Increasing yields and offsetting executive benefit expenses

Situation:

A medical center was seeking to increase yields on assets held in cash, U.S. Treasurys, CDs, and short-term bonds.

 

Action Steps:

Assuming no change in yield, the organization’s existing investment strategy would produce $10,462,213 in total income over the next 10 years and $22,019,004 over the next 20 years.  The CFO wanted to increase the yield on these assets without sacrificing safety or liquidity, so he repositioned the $50 million into specially-designed life insurance policies.

The policy cash value was projected to yield 5% per year. The $50 million in policies will produce $31,444,731 in income to the organization over the next 10 years and $82,664,885 over the next 20 years. The funds were earmarked to offset other employee benefit expenses and supplemental retirement benefit plans.

In addition, the total death benefit of the policies on the lives of the medical center’s key people exceeds $150 million, which may be used to:

  1. Provide a benefit to the employee insureds;
  2. Recover the cost of supplemental retirement benefit plans;
  3.  Fund its charitable foundation; and/or,
  4.  Improve the health of its existing under-funded pension plans.
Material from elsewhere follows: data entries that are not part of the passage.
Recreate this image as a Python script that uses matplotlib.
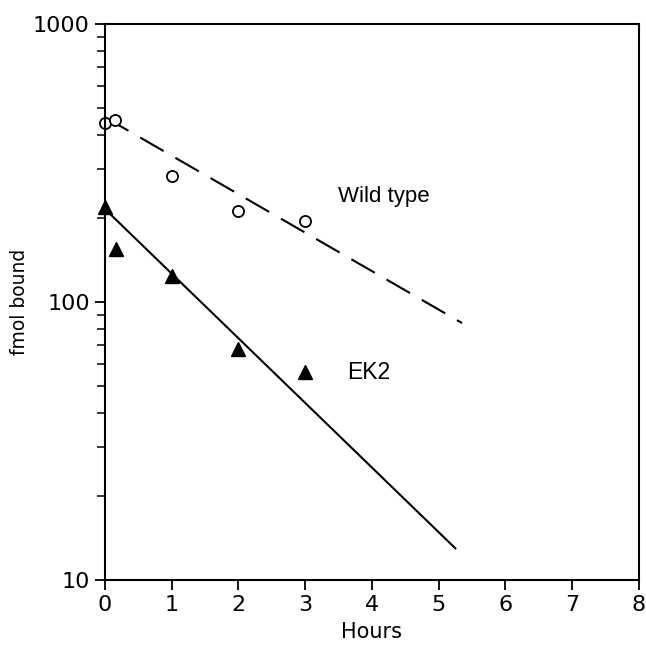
import matplotlib
matplotlib.use("Agg")
import matplotlib.pyplot as plt
from matplotlib.ticker import LogLocator, NullFormatter, FixedLocator

# measured points
wt_hours = [0, 0.15, 1, 2, 3]
wt_bound = [440, 452, 284, 212, 196]
ek2_hours = [0, 0.17, 1, 2, 3]
ek2_bound = [220, 155, 124, 68, 56]

# fitted decay lines (end points)
wt_fit_hours = [0, 5.35]
wt_fit_bound = [462, 84]
ek2_fit_hours = [0, 5.25]
ek2_fit_bound = [216, 13]

x_ticks = [0, 1, 2, 3, 4, 5, 6, 7, 8]
y_ticks = [10, 100, 1000]

plt.rcParams['font.family'] = ['Liberation Sans', 'DejaVu Sans']

fig = plt.figure(figsize=(6.46, 6.49), dpi=100)
ax = fig.add_axes([0.1625, 0.1063, 0.8265, 0.8567])

ax.plot(wt_fit_hours, wt_fit_bound, color='black', lw=1.5, dashes=(13, 6.5))
ax.plot(ek2_fit_hours, ek2_fit_bound, color='black', lw=1.5)
ax.plot(wt_hours, wt_bound, 'o', ms=8, mfc='white', mec='black', mew=1.3, clip_on=False)
ax.plot(ek2_hours, ek2_bound, '^', ms=9.5, color='black', clip_on=False)

ax.text(3.49, 239, 'Wild type', fontsize=16, va='center', ha='left')
ax.text(3.63, 56, 'EK2', fontsize=16.5, va='center', ha='left')

ax.set_yscale('log')
ax.set_xlim(0, 8)
ax.set_ylim(10, 1000)
ax.xaxis.set_major_locator(FixedLocator(x_ticks))
ax.yaxis.set_major_locator(FixedLocator(y_ticks))
ax.set_yticklabels([str(v) for v in y_ticks])
ax.yaxis.set_minor_locator(LogLocator(base=10, subs=range(2, 10)))
ax.yaxis.set_minor_formatter(NullFormatter())

ax.tick_params(which='major', direction='out', length=7, width=1.3, labelsize=16)
ax.tick_params(axis='x', pad=4)
ax.tick_params(axis='y', pad=4)
ax.tick_params(which='minor', direction='out', length=6, width=1.1)
for lab in ax.get_xticklabels() + ax.get_yticklabels():
    lab.set_family('DejaVu Sans')
for s in ax.spines.values():
    s.set_linewidth(1.5)

ax.set_xlabel('Hours', fontsize=15, labelpad=5, family='DejaVu Sans')
ax.set_ylabel('fmol bound', fontsize=13.5, labelpad=3, family='DejaVu Sans')

fig.savefig('out.png', dpi=100)
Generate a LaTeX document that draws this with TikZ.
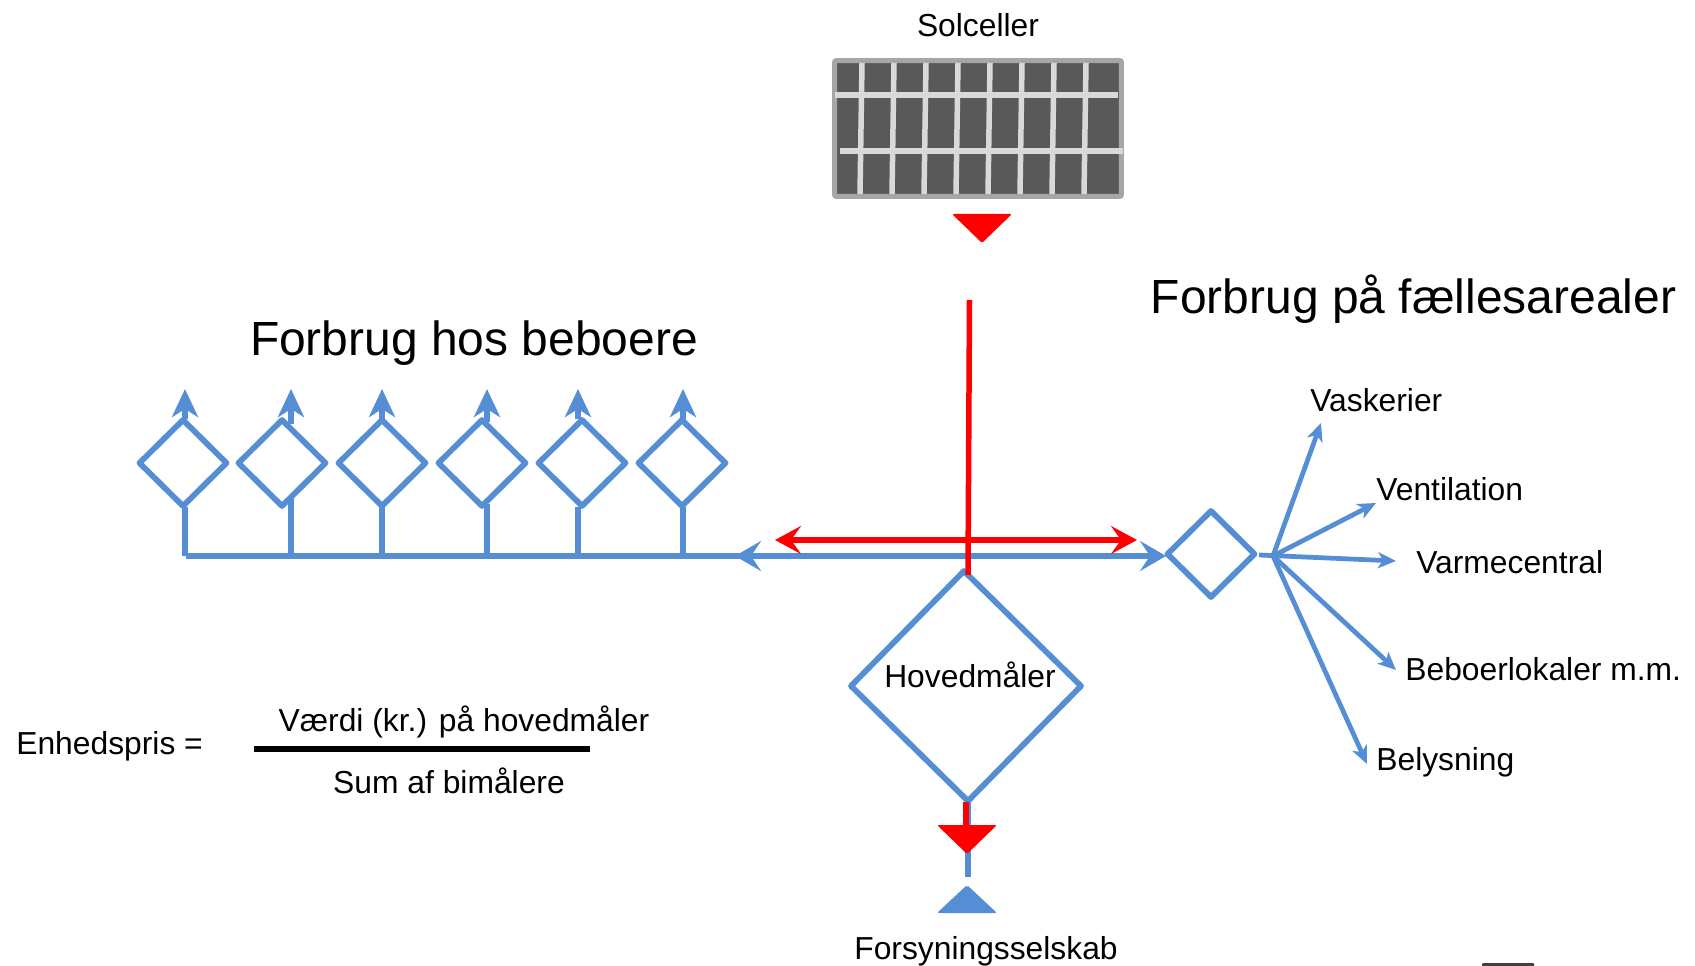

Unlike investments in bonds and other fixed income assets, as interest rates rise, the yield on these policies will also rise.

 

Results:

The organization was ecstatic to learn that so many important issues could be addressed with such a simple and powerful program, and the results to date have exceeded original projections. They always have the peace of mind knowing that the medical center may access the cash value of these policies, penalty-free, within just a few days.